I heard somebody say “twattoo” recently.

I’d never heard the word before but knew what it meant instantly.

I won’t Sky+ it

A long time ago in a galaxy not far, far away – okay, it was this one – Star Wars was on TV and somebody wanted to watch it but was going out. So they “taped it.”

To this day, I’m still “taping” things off of the TV myself, even though the recording medium of magnetic tape died shortly after the dinosaurs did.

Even when I got a DVD recorder, I couldn’t bring myself to “record” stuff from the TV. I still “taped” everything. But I did it on TV.

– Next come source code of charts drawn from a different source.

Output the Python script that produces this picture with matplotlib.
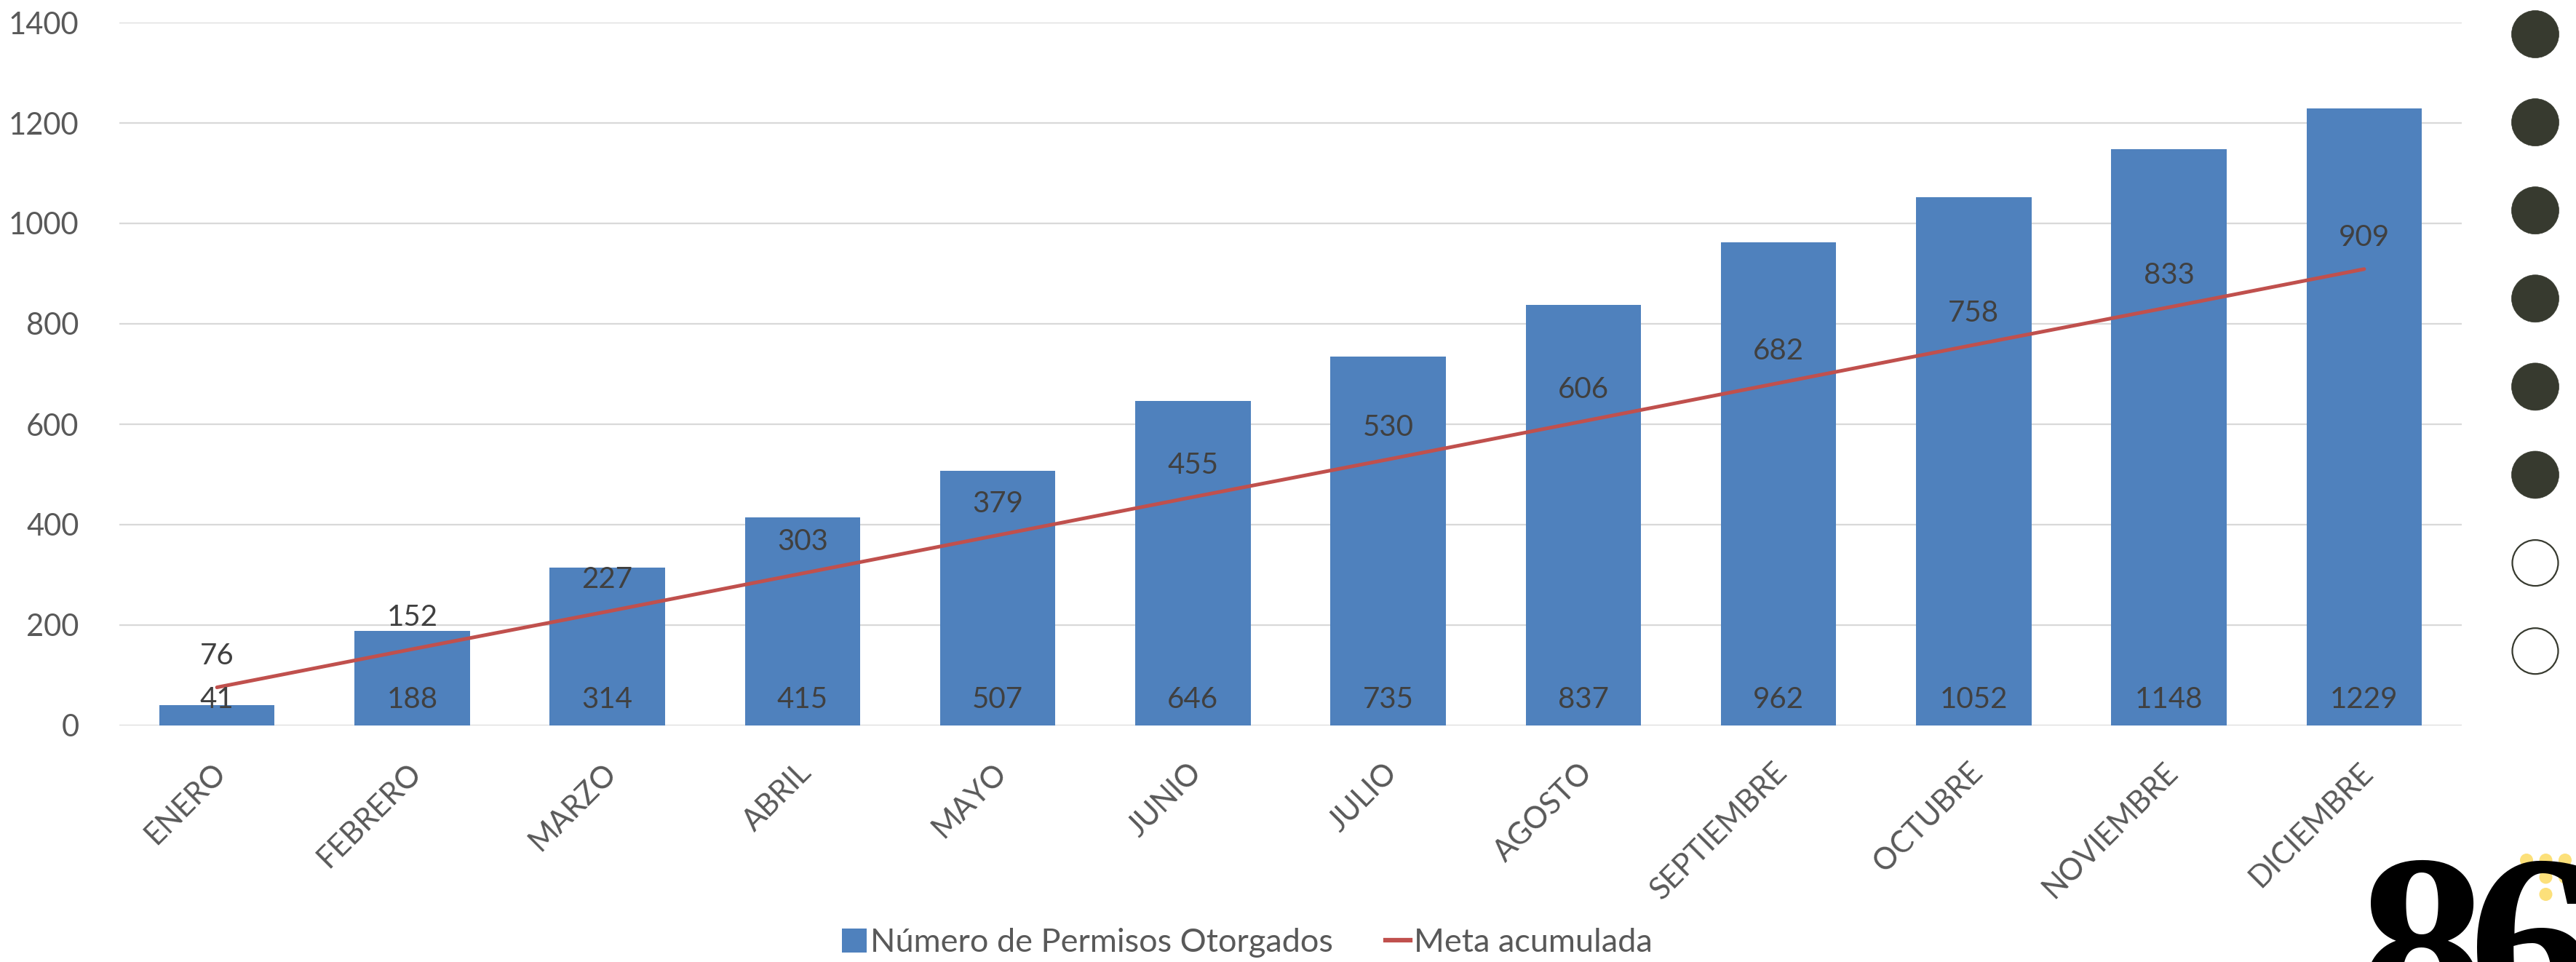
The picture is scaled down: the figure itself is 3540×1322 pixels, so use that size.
import matplotlib
matplotlib.use("Agg")
import matplotlib.pyplot as plt
from matplotlib.patches import Patch, Circle
from matplotlib.lines import Line2D
from matplotlib.transforms import ScaledTranslation

plt.rcParams['font.family'] = ['Lato', 'DejaVu Sans']

# datos
meses = ['ENERO', 'FEBRERO', 'MARZO', 'ABRIL', 'MAYO', 'JUNIO', 'JULIO',
         'AGOSTO', 'SEPTIEMBRE', 'OCTUBRE', 'NOVIEMBRE', 'DICIEMBRE']
permisos = [41, 188, 314, 415, 507, 646, 735, 837, 962, 1052, 1148, 1229]
meta = [76, 152, 227, 303, 379, 455, 530, 606, 682, 758, 833, 909]
y_ticks = [0, 200, 400, 600, 800, 1000, 1200, 1400]
circulos_llenos = [1, 1, 1, 1, 1, 1, 0, 0]
logo_texto = ['8', '6']

BLUE = '#4F81BD'
RED = '#C0504D'
GRID = '#D9D9D9'
TICK = '#595959'
LABEL = '#404040'
DARK = '#373A2F'
YELLOW = '#FCE07A'

W, H, DPI = 3541, 1322, 100
fig = plt.figure(figsize=(W / DPI, H / DPI), dpi=DPI)

# area del grafico (en pixeles)
left, right, top, bottom = 164, 3383, 31, 997
ax = fig.add_axes([left / W, 1 - bottom / H, (right - left) / W, (bottom - top) / H])

x = list(range(len(meses)))
ax.bar(x, permisos, width=0.59, color=BLUE, zorder=2)
ax.plot(x, meta, color=RED, lw=3.6, solid_capstyle='round', zorder=3)

for i, v in enumerate(permisos):
    ax.annotate(str(v), (i, 0), xytext=(0, 17), textcoords='offset points',
                ha='center', va='baseline', fontsize=29, color=LABEL, zorder=4)
for i, v in enumerate(meta):
    ax.annotate(str(v), (i, v), xytext=(0, 23), textcoords='offset points',
                ha='center', va='baseline', fontsize=29, color=LABEL, zorder=4)

ax.set_xlim(-0.5, len(meses) - 0.5)
ax.set_ylim(0, 1400)
ax.set_yticks(y_ticks)
ax.set_yticklabels([str(t) for t in y_ticks])
ax.set_xticks(x)
ax.set_xticklabels(meses, rotation=45, ha='right', va='center', rotation_mode='anchor')
ax.tick_params(axis='y', length=0, pad=40, labelsize=30, labelcolor=TICK)
ax.tick_params(axis='x', length=0, pad=42, labelsize=30, labelcolor=TICK)
for lab in ax.get_xticklabels():
    lab.set_transform(lab.get_transform() + ScaledTranslation(6 / DPI, 0, fig.dpi_scale_trans))

ax.grid(axis='y', color=GRID, lw=1.6, zorder=0)
ax.set_axisbelow(True)
for s in ax.spines.values():
    s.set_visible(False)

handles = [Patch(facecolor=BLUE, edgecolor='none'),
           Line2D([0], [0], color=RED, lw=4.5)]
fig.legend(handles, ['Número de Permisos Otorgados', 'Meta acumulada'],
           loc='center', bbox_to_anchor=(1714 / W, 1 - 1296 / H), ncol=2, frameon=False,
           fontsize=32.5, labelcolor=TICK, handlelength=0.75, handleheight=0.75,
           handletextpad=0.12, columnspacing=1.6)

# decoraciones a la derecha (en pixeles)
deco = fig.add_axes([0, 0, 1, 1], zorder=5)
deco.set_xlim(0, W)
deco.set_ylim(H, 0)
deco.axis('off')
deco.patch.set_alpha(0)

for i, lleno in enumerate(circulos_llenos):
    cy = 47 + i * 121.1
    if lleno:
        deco.add_patch(Circle((3484, cy), 32.5, facecolor=DARK, edgecolor=DARK, lw=0.5))
    else:
        deco.add_patch(Circle((3484, cy), 31.5, facecolor='white', edgecolor=DARK, lw=1.6))

# logo
puntos = [(0, 0), (1, 0), (2, 0), (1, 1), (2, 1), (1, 2)]
for cx, cy in puntos:
    deco.add_patch(Circle((3472 + cx * 26.5, 1182 + cy * 23.5), 9, facecolor=YELLOW,
                          edgecolor='none', zorder=1))
for i, d in enumerate(logo_texto):
    deco.text(3328 + i * 152, 1415, d, ha='center', va='baseline', fontsize=252,
              fontweight='bold', family=['Liberation Serif', 'DejaVu Serif'],
              color='black', zorder=2)

fig.savefig('out.png', dpi=DPI)
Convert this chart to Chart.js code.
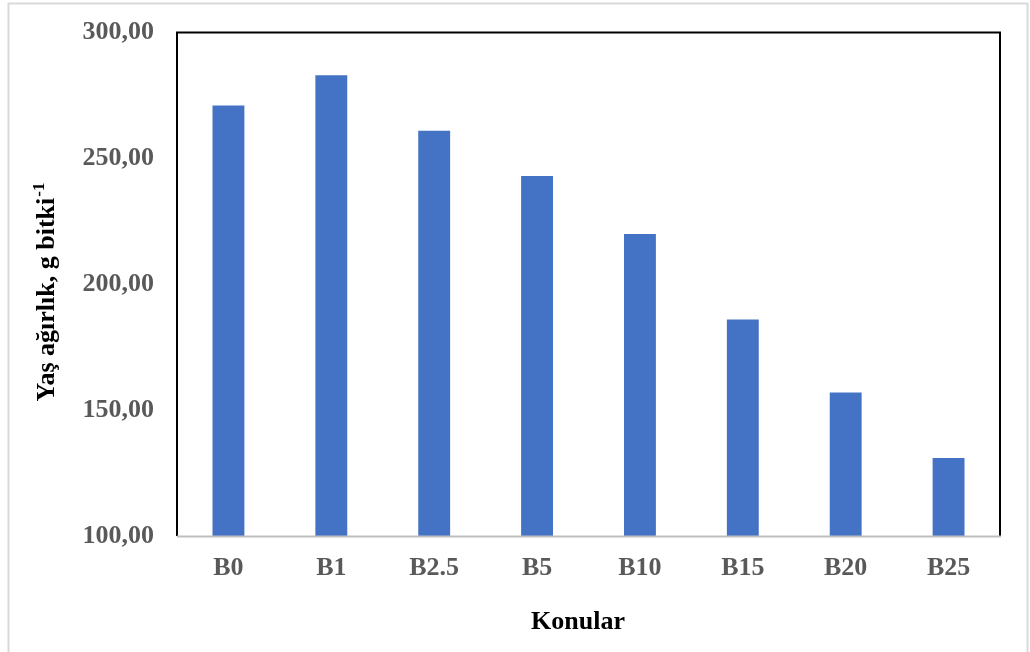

And now we are in the age of digital and satellite TV. We can still record things. We just don’t do it to tape or disc. We record to another medium I’m not clever enough to understand or to explain. But I’m still “taping.”

Whatever new recording mediums come to us, I’ll never record anything.

But I might just “tape” something.

What is old?

How much time must elapse before something becomes old?

Is it all relative to how long we’ve been on this Earth?

“Here’s an old photo of me,” said a kid of 14. The photo was about 18 months old.

Should he have said, “Here’s a recent photo of me?”

Give it a what?

“I wonder if the new menu’s better than the last one?” my friend said.

“You’ve got to give it a whirl, at least,” I said

And that’s when it struck me. We say it so often when talking about trying new things, but what does it really mean?

I can only think that the expression might come from either dancing or fairground rides.

What’re your thoughts?

I was at work trying to describe to a fellow writer that someone was well-off.

They were, as I said, “Uh-FLU-uhnt.”

She laughed at me.

Once she composed herself, she said, “I’m sorry, don’t you mean “AFF-loo-uhnt?”

She told me that I was referring to “effluent,” as in sewage.

By my ear, that’s “EF-loo-uhnt.”

I can appreciate the miniscule difference – but even in that narrow gap, it sounds clear enough to me.